What the exercise asks ::
Your copy should be exact, beginning at the line containing "Emit a component" and ending at the line containing "const dateText = '6/20';", with both lines kept and every picture dropped.

Extracted entries ::
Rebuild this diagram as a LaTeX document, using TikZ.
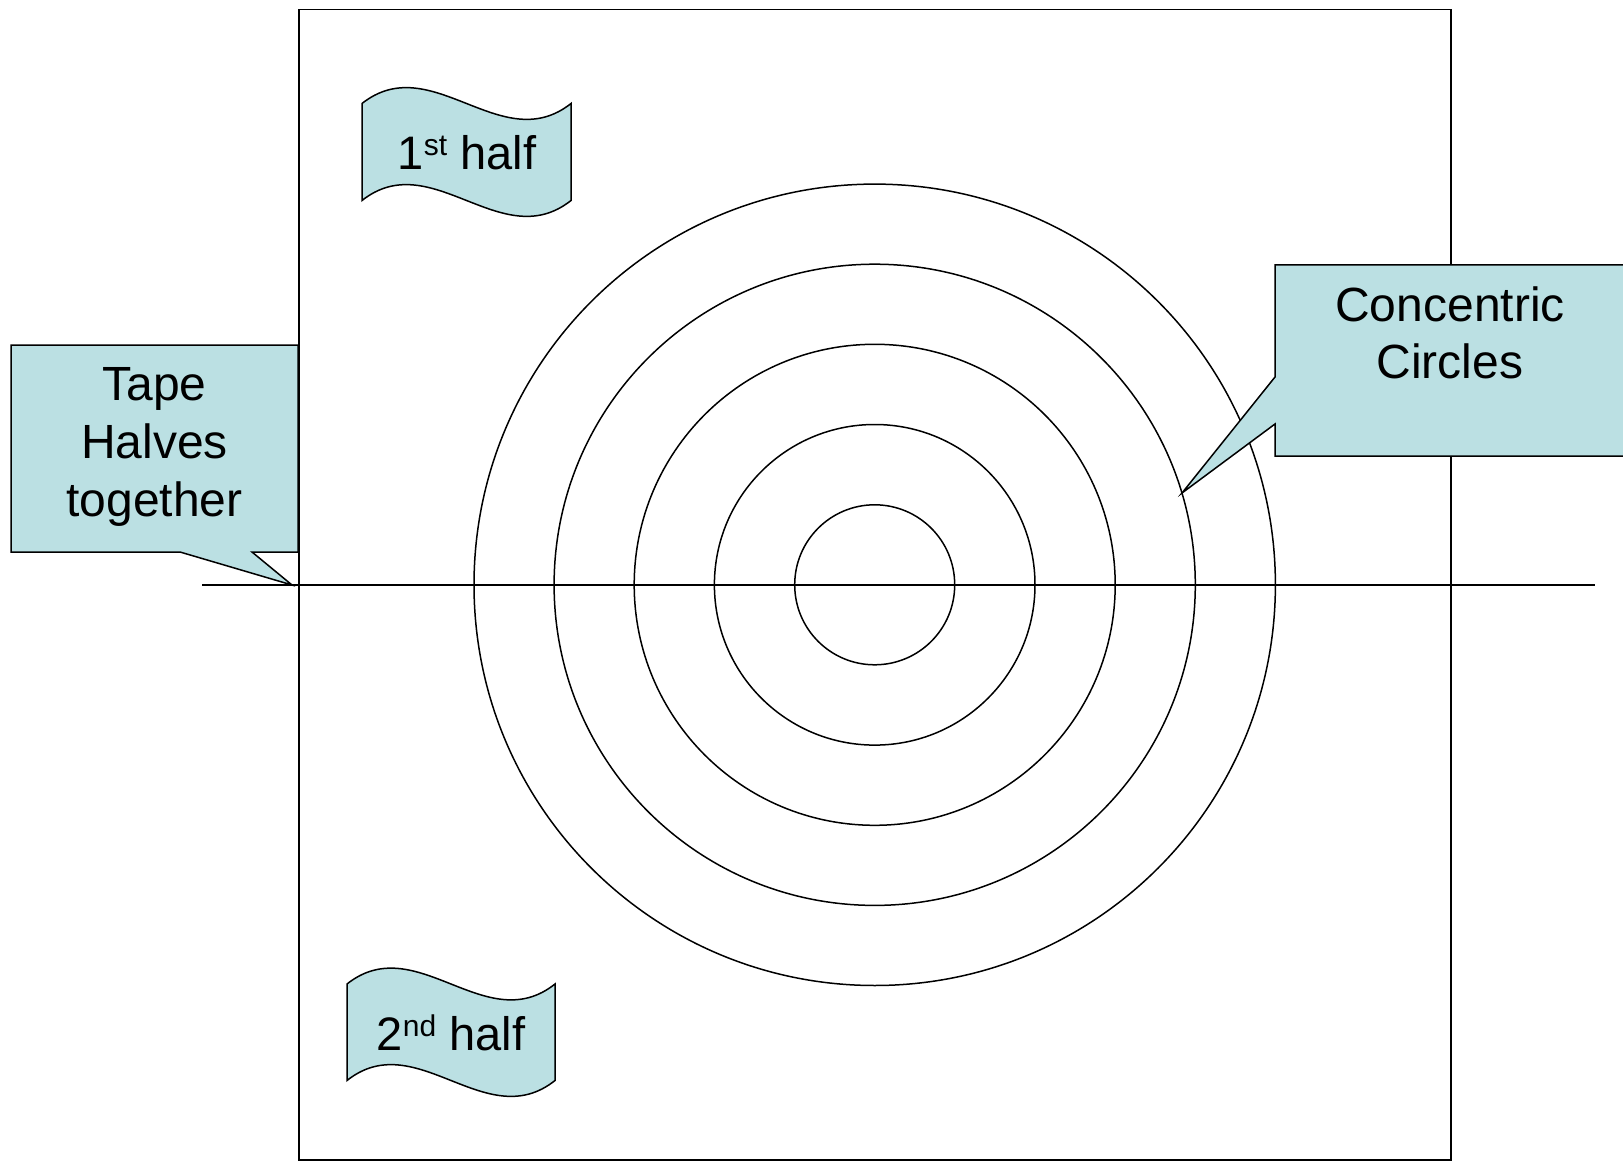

...

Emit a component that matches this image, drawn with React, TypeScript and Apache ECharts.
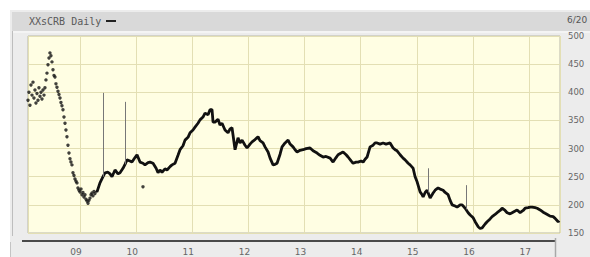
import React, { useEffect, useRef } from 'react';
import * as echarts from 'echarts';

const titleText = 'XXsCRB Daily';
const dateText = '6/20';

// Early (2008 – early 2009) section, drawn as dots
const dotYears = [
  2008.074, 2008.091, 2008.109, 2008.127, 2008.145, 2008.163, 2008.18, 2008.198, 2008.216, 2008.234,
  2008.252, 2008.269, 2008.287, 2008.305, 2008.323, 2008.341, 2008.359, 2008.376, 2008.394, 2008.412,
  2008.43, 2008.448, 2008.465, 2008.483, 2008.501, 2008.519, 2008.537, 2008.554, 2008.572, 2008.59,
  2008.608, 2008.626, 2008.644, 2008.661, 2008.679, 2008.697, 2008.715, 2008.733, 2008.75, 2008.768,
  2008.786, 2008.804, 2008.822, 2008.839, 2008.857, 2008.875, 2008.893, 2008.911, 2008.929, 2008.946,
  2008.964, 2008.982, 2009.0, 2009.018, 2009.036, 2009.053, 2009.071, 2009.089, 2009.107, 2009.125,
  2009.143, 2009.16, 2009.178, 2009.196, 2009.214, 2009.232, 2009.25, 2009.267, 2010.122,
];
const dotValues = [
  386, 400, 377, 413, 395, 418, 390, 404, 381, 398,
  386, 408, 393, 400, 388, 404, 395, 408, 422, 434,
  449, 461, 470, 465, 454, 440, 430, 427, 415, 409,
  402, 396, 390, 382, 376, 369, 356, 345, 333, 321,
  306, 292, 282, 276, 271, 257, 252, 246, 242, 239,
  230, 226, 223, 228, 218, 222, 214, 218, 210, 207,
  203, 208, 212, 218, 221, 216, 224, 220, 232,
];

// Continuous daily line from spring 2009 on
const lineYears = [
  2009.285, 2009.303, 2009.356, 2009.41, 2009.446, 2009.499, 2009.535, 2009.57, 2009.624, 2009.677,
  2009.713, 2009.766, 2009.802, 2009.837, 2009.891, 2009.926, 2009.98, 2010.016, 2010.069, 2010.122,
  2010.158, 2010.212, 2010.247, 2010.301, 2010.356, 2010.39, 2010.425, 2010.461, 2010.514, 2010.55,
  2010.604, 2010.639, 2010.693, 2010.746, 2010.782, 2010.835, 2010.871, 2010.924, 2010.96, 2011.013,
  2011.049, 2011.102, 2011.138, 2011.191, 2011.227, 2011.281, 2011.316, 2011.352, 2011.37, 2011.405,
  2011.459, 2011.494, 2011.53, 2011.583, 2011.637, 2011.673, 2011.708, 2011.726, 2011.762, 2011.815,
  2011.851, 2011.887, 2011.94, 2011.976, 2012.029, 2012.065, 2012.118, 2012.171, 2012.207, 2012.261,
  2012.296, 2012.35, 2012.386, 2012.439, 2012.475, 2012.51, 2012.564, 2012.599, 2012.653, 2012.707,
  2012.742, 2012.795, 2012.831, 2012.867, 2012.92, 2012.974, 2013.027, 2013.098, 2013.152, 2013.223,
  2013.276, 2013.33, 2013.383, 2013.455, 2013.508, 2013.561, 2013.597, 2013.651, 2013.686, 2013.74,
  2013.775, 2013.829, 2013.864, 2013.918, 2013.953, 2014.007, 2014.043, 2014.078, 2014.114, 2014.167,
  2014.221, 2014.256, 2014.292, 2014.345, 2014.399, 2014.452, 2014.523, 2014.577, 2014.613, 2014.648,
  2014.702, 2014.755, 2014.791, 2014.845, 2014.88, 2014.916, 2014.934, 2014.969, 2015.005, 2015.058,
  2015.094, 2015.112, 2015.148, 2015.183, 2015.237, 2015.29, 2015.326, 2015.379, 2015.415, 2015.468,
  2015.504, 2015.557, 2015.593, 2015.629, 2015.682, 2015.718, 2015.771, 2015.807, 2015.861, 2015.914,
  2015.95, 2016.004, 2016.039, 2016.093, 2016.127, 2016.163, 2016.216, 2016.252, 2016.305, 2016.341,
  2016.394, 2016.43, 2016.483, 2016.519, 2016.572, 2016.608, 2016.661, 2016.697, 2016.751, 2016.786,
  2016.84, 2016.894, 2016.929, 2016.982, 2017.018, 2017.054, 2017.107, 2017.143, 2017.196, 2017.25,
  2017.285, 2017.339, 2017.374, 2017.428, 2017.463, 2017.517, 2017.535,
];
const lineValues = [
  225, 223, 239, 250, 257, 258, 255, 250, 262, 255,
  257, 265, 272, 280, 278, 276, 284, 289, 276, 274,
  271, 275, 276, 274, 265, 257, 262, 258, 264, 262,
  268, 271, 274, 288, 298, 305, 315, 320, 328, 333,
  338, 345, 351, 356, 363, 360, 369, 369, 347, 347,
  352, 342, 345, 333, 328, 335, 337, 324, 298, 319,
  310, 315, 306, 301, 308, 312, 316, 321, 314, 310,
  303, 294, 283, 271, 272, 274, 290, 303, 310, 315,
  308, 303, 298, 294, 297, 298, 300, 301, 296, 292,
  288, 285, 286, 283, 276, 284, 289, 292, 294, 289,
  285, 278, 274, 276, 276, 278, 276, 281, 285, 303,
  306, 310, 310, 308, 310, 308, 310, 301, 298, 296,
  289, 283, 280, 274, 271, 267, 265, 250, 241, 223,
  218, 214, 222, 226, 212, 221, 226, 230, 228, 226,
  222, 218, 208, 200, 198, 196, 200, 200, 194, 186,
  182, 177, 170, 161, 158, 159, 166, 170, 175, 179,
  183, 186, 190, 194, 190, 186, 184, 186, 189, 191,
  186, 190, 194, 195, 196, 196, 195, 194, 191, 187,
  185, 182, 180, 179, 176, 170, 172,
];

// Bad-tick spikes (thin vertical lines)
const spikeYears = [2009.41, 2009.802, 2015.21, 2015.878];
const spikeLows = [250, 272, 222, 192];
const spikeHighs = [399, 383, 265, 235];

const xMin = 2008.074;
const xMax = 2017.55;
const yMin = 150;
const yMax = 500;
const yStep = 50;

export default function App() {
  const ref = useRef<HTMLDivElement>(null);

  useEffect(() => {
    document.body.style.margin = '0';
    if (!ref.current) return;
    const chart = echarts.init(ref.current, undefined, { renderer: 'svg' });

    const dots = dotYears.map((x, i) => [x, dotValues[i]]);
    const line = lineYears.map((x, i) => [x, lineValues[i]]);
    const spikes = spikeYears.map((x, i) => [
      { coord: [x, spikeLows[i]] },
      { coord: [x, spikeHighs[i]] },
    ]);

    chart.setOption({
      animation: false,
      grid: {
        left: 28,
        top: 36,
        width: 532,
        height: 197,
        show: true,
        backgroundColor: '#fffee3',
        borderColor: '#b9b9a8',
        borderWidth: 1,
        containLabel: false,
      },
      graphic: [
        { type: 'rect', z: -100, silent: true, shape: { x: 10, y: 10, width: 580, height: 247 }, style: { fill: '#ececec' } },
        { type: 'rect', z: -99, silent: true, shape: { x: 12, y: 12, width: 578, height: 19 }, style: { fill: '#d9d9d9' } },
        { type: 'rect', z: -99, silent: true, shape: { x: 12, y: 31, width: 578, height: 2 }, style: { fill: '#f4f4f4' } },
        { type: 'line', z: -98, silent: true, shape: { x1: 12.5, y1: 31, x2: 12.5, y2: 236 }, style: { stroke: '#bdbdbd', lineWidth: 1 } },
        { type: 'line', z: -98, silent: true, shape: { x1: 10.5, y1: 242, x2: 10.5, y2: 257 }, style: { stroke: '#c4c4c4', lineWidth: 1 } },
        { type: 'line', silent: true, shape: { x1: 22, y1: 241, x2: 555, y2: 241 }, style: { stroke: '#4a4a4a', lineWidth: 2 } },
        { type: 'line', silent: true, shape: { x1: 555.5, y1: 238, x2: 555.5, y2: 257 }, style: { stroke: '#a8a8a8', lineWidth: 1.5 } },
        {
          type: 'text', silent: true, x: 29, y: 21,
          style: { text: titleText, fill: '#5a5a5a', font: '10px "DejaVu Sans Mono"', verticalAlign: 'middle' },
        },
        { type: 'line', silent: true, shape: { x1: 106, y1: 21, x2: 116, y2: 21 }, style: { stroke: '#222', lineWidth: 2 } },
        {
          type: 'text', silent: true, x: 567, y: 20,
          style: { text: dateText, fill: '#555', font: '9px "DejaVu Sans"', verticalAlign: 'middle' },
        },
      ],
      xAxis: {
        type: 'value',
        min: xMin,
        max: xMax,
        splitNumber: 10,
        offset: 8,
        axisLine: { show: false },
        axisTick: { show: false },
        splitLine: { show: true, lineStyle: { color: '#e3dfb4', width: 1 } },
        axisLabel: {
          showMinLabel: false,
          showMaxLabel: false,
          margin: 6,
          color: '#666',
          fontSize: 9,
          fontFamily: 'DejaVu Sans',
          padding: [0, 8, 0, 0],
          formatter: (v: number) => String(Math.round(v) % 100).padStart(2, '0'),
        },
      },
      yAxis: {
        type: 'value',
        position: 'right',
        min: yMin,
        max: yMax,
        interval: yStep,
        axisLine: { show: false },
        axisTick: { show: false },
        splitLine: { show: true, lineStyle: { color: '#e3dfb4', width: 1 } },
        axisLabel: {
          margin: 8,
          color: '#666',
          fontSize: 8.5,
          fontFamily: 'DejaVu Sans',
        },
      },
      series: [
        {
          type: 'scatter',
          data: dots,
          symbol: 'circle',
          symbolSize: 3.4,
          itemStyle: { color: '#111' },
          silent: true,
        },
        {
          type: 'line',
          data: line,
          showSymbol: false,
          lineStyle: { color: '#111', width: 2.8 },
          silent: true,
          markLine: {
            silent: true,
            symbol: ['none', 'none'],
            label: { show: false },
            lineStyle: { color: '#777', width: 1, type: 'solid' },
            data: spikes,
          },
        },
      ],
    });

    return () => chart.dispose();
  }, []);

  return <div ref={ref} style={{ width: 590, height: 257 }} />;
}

---

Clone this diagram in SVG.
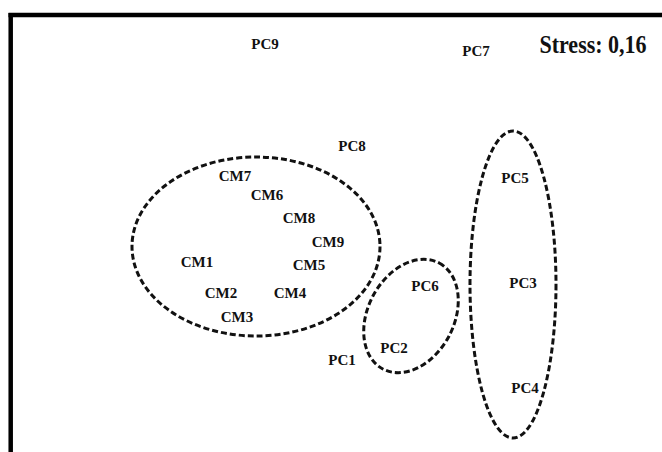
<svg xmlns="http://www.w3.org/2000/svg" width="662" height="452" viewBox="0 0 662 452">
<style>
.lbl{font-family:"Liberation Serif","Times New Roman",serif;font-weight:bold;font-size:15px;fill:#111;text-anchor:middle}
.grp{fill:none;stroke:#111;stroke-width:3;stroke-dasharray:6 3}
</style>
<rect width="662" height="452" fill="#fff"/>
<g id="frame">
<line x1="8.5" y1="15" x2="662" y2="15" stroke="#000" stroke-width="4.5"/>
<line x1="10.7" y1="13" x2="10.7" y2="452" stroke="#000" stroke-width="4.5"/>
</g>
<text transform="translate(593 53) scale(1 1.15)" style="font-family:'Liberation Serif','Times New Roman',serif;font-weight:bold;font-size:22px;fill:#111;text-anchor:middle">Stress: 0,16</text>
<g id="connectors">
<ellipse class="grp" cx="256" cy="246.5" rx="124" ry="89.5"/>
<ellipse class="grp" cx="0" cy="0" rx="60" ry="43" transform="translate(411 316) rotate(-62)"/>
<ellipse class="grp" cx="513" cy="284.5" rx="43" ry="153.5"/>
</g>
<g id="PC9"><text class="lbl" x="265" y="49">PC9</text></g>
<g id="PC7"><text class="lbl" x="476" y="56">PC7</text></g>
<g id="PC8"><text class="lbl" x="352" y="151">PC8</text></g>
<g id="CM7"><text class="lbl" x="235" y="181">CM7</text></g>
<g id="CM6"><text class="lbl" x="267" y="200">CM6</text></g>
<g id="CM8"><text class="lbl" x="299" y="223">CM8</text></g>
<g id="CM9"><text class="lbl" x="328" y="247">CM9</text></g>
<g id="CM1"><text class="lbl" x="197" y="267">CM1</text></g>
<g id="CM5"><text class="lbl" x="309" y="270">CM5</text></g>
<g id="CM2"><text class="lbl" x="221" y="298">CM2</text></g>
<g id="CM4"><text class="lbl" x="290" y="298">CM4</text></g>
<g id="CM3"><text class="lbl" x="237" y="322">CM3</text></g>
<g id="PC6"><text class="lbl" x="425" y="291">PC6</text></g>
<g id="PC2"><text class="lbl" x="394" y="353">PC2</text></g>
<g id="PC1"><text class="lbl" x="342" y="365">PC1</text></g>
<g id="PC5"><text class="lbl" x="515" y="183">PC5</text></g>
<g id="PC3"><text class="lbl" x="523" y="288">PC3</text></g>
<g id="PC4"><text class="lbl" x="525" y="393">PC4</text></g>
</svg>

Response below ::
Emit a component that matches this image, drawn with React, TypeScript and Apache ECharts.
import React, { useEffect, useRef } from 'react';
import * as echarts from 'echarts';

const titleText = 'XXsCRB Daily';
const dateText = '6/20';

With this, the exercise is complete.